Even a look may be smoldering, I guess. Privacy is a way of honoring each other and honoring the marriage. By NOT looking and NOT touching in public, you are demonstrating that any act of physical intimacy between husband and wife is private and sacred.
- Either by separation, or by the breakup, or death of someone. How do you think could it take a person to move on? I really like how you incorporate moving on or at least how it comes up in your book.
Grieving takes time. Love, even if lost, is honored in the slow process of healing. Tears are a gift but so is resilience. I just lost my own precious Daddy, so I am doing this now. Oh, how I miss him.
- Diversity has been one of the main focus in your book. Do you think people should be open about when it comes to diversity and should people accept it slowly and slowly destroy the stereotype wall within the society? Can you explain it in detail for us?
I try not to make diversity my main goal in storytelling but focus instead on my characters, who usually happen to be born outside of North America (unlike most of my potential readers/buyers.) If I let diversity, even though it is such a noble aspiration, overcome the story, the plot and characters feel stiff and contrived.
- Was it difficult writing a book with a lot of themes and it talks about biracial, women empowerment and immigrants?
Not really, because this book draws so much from my own life and memories.
- If you are given the chance to teach the world for one day, what would you teach and why do you choose that topic to teach?
The whole world? I would share the story of the waiting Father and the two sons that Jesus told in the Bible. The peacemaking and forgiveness revealed in that parable need to be offered to every generation.
- In You Bring The Distant Near, you somehow implied where Shanthi belonged and I love how you execute that part and it shows how someone is struggling because two sides want her to choose what she should be. How did you even think of writing that part? Do you think people would be more open-minded after reading your book?

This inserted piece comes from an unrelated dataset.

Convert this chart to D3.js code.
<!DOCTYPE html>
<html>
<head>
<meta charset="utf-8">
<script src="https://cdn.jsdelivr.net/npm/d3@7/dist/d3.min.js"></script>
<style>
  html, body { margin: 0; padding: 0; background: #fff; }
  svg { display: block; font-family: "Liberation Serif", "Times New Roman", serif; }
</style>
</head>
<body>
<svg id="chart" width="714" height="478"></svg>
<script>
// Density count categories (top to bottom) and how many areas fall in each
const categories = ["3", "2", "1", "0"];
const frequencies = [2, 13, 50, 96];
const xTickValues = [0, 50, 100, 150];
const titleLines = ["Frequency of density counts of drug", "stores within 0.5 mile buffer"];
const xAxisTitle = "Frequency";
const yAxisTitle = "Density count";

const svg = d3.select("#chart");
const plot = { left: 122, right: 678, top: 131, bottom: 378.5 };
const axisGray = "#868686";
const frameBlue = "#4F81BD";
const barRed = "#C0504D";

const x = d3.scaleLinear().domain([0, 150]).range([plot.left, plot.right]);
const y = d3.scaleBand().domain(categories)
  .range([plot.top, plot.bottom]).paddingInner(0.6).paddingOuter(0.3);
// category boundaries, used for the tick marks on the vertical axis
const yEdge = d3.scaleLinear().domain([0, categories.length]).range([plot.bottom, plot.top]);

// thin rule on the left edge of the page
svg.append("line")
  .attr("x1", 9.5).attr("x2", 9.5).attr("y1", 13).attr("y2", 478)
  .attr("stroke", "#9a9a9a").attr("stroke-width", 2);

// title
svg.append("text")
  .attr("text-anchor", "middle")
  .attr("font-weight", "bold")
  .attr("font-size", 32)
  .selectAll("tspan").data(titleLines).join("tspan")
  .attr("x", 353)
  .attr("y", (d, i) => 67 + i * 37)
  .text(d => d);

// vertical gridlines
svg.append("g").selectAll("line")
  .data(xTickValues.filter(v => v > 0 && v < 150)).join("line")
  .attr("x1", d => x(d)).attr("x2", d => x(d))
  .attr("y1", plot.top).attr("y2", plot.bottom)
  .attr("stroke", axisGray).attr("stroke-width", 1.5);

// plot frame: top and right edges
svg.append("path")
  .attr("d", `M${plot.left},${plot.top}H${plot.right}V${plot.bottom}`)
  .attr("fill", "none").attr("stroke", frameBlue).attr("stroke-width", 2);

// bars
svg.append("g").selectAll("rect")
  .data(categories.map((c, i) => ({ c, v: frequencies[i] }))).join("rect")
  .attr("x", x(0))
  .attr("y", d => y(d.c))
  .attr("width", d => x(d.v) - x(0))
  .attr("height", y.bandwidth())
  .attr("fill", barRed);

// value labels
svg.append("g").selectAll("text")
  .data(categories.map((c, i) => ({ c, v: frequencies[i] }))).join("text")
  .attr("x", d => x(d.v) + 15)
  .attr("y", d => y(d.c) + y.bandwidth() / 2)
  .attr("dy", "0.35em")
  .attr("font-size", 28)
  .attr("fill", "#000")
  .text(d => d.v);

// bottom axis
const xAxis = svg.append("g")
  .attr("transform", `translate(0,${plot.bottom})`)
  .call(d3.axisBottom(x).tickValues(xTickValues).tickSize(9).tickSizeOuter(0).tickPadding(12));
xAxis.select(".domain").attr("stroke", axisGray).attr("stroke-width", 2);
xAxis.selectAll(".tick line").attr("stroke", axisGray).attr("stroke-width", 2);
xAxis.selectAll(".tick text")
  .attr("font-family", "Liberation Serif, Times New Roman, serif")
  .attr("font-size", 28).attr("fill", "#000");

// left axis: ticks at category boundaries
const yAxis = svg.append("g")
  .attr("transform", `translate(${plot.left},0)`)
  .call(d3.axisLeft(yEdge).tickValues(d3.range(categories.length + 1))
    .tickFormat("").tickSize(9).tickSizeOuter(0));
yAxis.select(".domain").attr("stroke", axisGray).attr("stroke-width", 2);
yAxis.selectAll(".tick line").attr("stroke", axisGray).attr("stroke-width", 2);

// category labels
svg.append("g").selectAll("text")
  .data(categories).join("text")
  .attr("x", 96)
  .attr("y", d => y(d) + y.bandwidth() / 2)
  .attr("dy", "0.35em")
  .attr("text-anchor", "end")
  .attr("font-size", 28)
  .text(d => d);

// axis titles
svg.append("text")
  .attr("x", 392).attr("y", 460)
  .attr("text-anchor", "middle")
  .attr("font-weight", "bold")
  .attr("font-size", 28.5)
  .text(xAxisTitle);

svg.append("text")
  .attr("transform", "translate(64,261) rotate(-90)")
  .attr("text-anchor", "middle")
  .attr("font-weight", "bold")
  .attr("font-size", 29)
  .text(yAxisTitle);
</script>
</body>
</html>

I don’t like it when other people commandeer my one party of my hyphenated identity and tell me what they think I am, or should be. We all are a tapestry of identities, some hidden, some visible; discovering and expressing the weave of them is the miracle of being a human.
- If you are going to give advice to your 10-year old self, what advice would you give to your younger self?
Keep reading, honey, keep reading. It will return to you a thousand-fold.
- What is your favorite quote or phrase or even lesson from your book? Can you explain to us?
I like the title, YOU BRING THE DISTANT NEAR. The book was originally called BORDERLINES, but that was dull. My editor, in search of a better suggestion, began reading a lot of poetry by Rabindranath Tagore, the great Bengali poet who is oft-mentioned in the novel. She called to say she had found the title: “You Bring the Distant Near.” I was stunned and touched. That phrase comes right out of the poem my grandfather in India sent to my “foreign” husband as a welcome gift to our family. My sister recited it in Bengali and in English in our wedding.
Mitali Perkins (mitaliperkins.com) has written ten novels for young readers, including Rickshaw Girl (chosen by the New York Public Library as one of the top 100 books for children in the past 100 years) and Bamboo People (an American Library Association’s Top Ten Novels for Young Adults) Her newest novel, Tiger Boy, won the Charlotte Huck Honor Award and the South Asia Book Award. She has been honored as a “Most Engaging Author” by independent booksellers across the country and selected as a “Literary Light for Children” by the Associates of the Boston Public Library. Mitali was born in Kolkata, India before immigrating to the Bay Area with her family. She has lived in Bangladesh, India, England, Thailand, Mexico, Cameroon, and Ghana, studied at Stanford and U.C. Berkeley, and currently resides in the East Bay where she is an Adjunct Associate Professor at Saint Mary’s College of California.